You know what makes me rage? THAT SMG IS _NOT _IN THE DAMN GAME!


----------



## Bando (Apr 14, 2010)

He can kick the fandom's ass any day. :V


----------



## Spawtsie Paws (Apr 15, 2010)

Heckler & Koch said:


> You know what makes me rage? THAT SMG  IS _NOT _IN THE DAMN GAME!



It is the future though! Here, ultra steroids make chainguns wieldable with one hand! :3

JOIN ME AND I WILL PERSONALLY GET YOU ONE!



Bando37 said:


> He can kick the fandom's ass any day. :V



Sure can. 

Just don't telefrag him. iddqd doesn't work against that.


----------



## Spawtsie Paws (Apr 23, 2010)

Name: Duke Nukem
Age: 30
Sex: Male
Species: Human
Height: 6'4"
Weight: 240 pounds of twisted steel and sex appeal.

Appearance:
- Hair: Blonde.
- Markings: Diggin' the muscles aren't yeah?
- Eye color: Blue.
- Other features: Jeans, tank top, and ammo belt. Oh yeah.
Behavior and Personality: Sleep with enslaved babes and unloading into Earth evading aliens. I've got balls of steel.

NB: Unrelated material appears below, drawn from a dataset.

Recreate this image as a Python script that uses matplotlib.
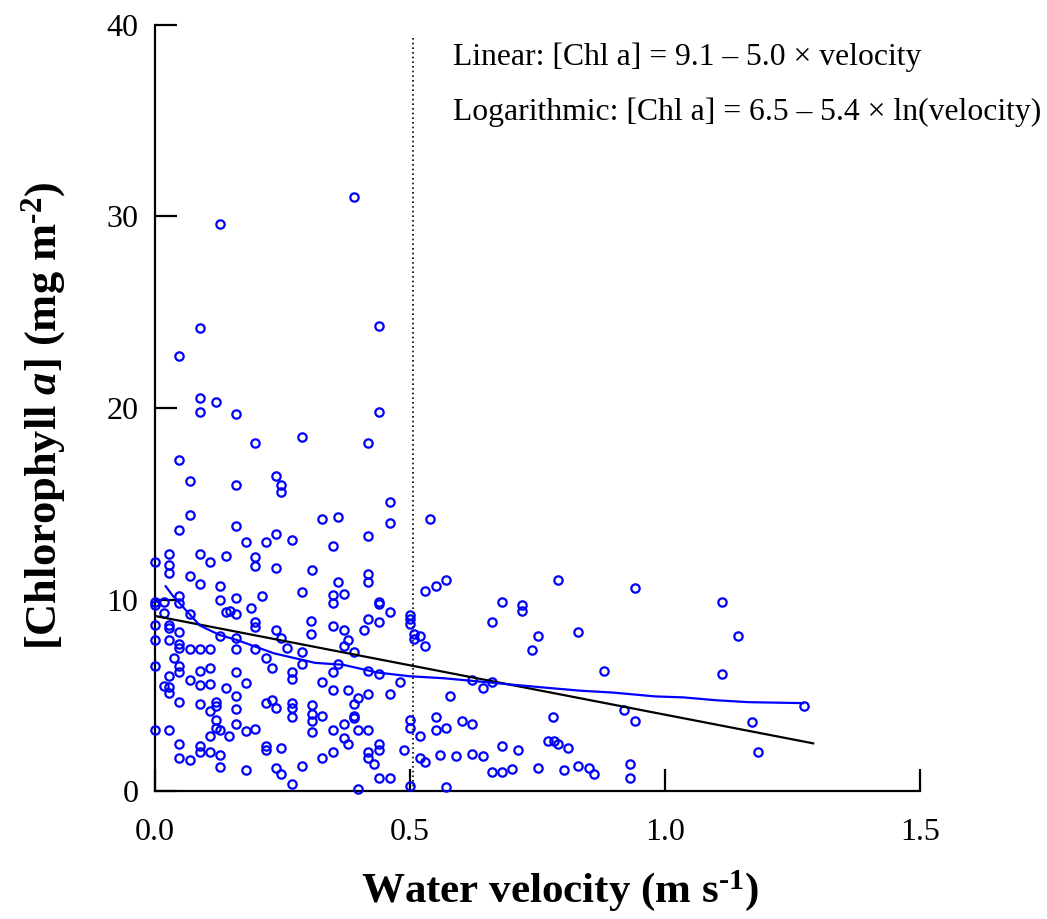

I am an equal opportunity ass-kicker.

Skills: Space pilot, sex God, and author of the autobiograpy, "Why I'm So  Great."
Weaknesses: Hail to the King, baby.

History: While time traveling back in time to have a threesome in the Playboy Mansion, some ugly aliens couldn't resist how sexy I was and shot down my ride. Little did they know LA was my town, and didn't realize I am always in the mood to kick ass. Venturing on I noticed these alien skanks were jealous and taking all the women for themselves. I promptly told them to blow it out their ass before boning everyone of them to death. No way I am gonna let you take our chicks...and live.

So then this tough guy wants a piece of me from space. I've always said, I am an equal opportunity ass-kicker. After shoving lead up his ass, I let him know that he was a good inspiration for birth control for being the ugly son of a bitch that he was.

...but they couldn't let it go. So I went to their leader and told him his ass is grass...and I got the weed whacker.
That's when I noticed more chicks were disappearing. Apparently they needed a Queen and I needed to kick ass and chew bubble gum, but I was all out of gum.
After having my Playboy orgy in the White House, I got my ride and traveled back into the future. But something was wrong...these people were furry.

...My name is Duke Nukem - and I'm coming to get the rest of you alien  bastards!

---
I have  high and tight hair cut.
I like guns.
Aliens are stupid.
All woman are mine.

---

Clothing/Personal Style: Jeans, tank top, and steel.
Picture: My vacation.





Goal: Eradicate alien.
Profession: Woman orgasmic unit.
Personal quote: I'm not gonna fight you, I'm gonna kick your ass. My gun is bigger than yours.
Theme song: Here.

Favorite food: Woman.
Favorite drink: Cat.
Favorite location: LA.
Favorite weather: Earth.
Favorite color: Red.

Least liked food: Alien tentacles.
Least liked drink: Alien liquid.
Least liked location: Space
Least liked weather: Vacuum of space.

Favorite person: Women.
Least liked person: Alien Battle Lord.
Friends: None.
Relations: Everyone's father in the future.
Enemies: Aliens.
Significant other: Children of the future.
Orientation: Rage.


----------



## Duality Jack (Apr 23, 2010)

He is holding 2 non-existant guns arg.


----------



## Spawtsie Paws (Apr 23, 2010)

The Drunken Ace said:


> He is holding 2 non-existant guns arg.



Hail to the King, baby!

I'm from the future!


----------



## Duality Jack (Apr 23, 2010)

Sure.


----------



## Spawtsie Paws (Apr 23, 2010)

The Drunken Ace said:


> Sure.



Jealous.


----------